* _The problem_: Retype exactly what runs from the first line of the data to the line with "return (PT +", keeping both of those lines and skipping pictures.

───── Given information

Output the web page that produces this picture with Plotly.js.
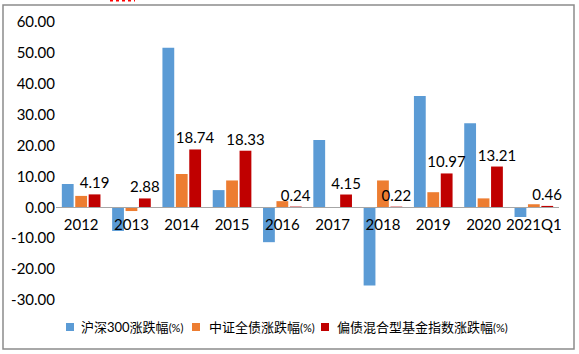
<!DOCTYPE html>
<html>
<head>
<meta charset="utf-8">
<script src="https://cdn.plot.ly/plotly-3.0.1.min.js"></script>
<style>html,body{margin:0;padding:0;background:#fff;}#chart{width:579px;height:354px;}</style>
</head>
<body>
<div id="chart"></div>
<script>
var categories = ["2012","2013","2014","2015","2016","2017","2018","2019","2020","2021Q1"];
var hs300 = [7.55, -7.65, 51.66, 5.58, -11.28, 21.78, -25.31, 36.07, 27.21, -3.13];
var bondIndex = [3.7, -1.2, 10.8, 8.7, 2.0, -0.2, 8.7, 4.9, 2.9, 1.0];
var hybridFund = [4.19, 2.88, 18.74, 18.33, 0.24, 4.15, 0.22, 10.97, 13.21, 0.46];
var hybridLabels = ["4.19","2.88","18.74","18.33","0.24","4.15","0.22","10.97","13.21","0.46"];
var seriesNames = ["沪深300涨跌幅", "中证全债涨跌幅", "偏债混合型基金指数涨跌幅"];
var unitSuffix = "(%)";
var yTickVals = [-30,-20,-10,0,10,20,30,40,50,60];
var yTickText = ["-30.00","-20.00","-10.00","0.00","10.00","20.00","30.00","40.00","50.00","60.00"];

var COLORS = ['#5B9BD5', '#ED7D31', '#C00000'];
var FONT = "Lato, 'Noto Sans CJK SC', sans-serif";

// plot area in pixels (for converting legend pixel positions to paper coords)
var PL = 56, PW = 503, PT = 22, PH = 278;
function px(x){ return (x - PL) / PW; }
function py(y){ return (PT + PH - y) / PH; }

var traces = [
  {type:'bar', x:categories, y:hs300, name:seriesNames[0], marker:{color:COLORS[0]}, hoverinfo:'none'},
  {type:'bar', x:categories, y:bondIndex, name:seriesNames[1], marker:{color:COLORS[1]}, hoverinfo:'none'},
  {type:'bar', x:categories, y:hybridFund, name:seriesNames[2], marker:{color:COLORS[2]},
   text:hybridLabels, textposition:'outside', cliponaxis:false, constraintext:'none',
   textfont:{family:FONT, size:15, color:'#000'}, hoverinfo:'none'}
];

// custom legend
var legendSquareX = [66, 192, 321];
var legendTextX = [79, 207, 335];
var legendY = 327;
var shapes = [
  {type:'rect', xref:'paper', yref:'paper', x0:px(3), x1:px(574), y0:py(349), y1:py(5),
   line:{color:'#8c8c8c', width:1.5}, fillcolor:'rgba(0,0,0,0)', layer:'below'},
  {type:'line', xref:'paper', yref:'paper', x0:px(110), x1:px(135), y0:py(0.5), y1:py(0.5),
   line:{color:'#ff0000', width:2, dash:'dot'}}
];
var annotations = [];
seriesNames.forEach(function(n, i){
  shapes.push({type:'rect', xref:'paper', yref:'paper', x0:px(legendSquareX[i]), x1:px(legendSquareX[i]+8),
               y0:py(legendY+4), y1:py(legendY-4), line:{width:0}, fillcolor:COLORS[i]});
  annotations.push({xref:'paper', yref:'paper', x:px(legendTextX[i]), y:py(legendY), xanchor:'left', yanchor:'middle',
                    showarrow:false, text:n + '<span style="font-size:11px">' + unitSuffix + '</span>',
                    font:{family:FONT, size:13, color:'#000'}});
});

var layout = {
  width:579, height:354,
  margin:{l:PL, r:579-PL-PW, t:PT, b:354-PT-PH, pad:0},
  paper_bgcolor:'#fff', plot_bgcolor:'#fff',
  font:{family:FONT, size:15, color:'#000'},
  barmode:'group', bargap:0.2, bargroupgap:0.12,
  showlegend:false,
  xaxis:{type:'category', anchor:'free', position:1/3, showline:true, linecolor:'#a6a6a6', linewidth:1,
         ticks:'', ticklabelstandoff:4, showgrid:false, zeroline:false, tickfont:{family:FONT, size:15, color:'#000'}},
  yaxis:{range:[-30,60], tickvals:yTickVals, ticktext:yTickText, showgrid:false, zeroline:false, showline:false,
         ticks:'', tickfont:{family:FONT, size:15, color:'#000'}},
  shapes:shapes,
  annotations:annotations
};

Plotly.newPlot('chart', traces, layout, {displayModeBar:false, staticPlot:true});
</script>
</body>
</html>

──────────

* _Complete output_:
Output the web page that produces this picture with Plotly.js.
<!DOCTYPE html>
<html>
<head>
<meta charset="utf-8">
<script src="https://cdn.plot.ly/plotly-3.0.1.min.js"></script>
<style>html,body{margin:0;padding:0;background:#fff;}#chart{width:579px;height:354px;}</style>
</head>
<body>
<div id="chart"></div>
<script>
var categories = ["2012","2013","2014","2015","2016","2017","2018","2019","2020","2021Q1"];
var hs300 = [7.55, -7.65, 51.66, 5.58, -11.28, 21.78, -25.31, 36.07, 27.21, -3.13];
var bondIndex = [3.7, -1.2, 10.8, 8.7, 2.0, -0.2, 8.7, 4.9, 2.9, 1.0];
var hybridFund = [4.19, 2.88, 18.74, 18.33, 0.24, 4.15, 0.22, 10.97, 13.21, 0.46];
var hybridLabels = ["4.19","2.88","18.74","18.33","0.24","4.15","0.22","10.97","13.21","0.46"];
var seriesNames = ["沪深300涨跌幅", "中证全债涨跌幅", "偏债混合型基金指数涨跌幅"];
var unitSuffix = "(%)";
var yTickVals = [-30,-20,-10,0,10,20,30,40,50,60];
var yTickText = ["-30.00","-20.00","-10.00","0.00","10.00","20.00","30.00","40.00","50.00","60.00"];

var COLORS = ['#5B9BD5', '#ED7D31', '#C00000'];
var FONT = "Lato, 'Noto Sans CJK SC', sans-serif";

// plot area in pixels (for converting legend pixel positions to paper coords)
var PL = 56, PW = 503, PT = 22, PH = 278;
function px(x){ return (x - PL) / PW; }
function py(y){ return (PT + PH - y) / PH; }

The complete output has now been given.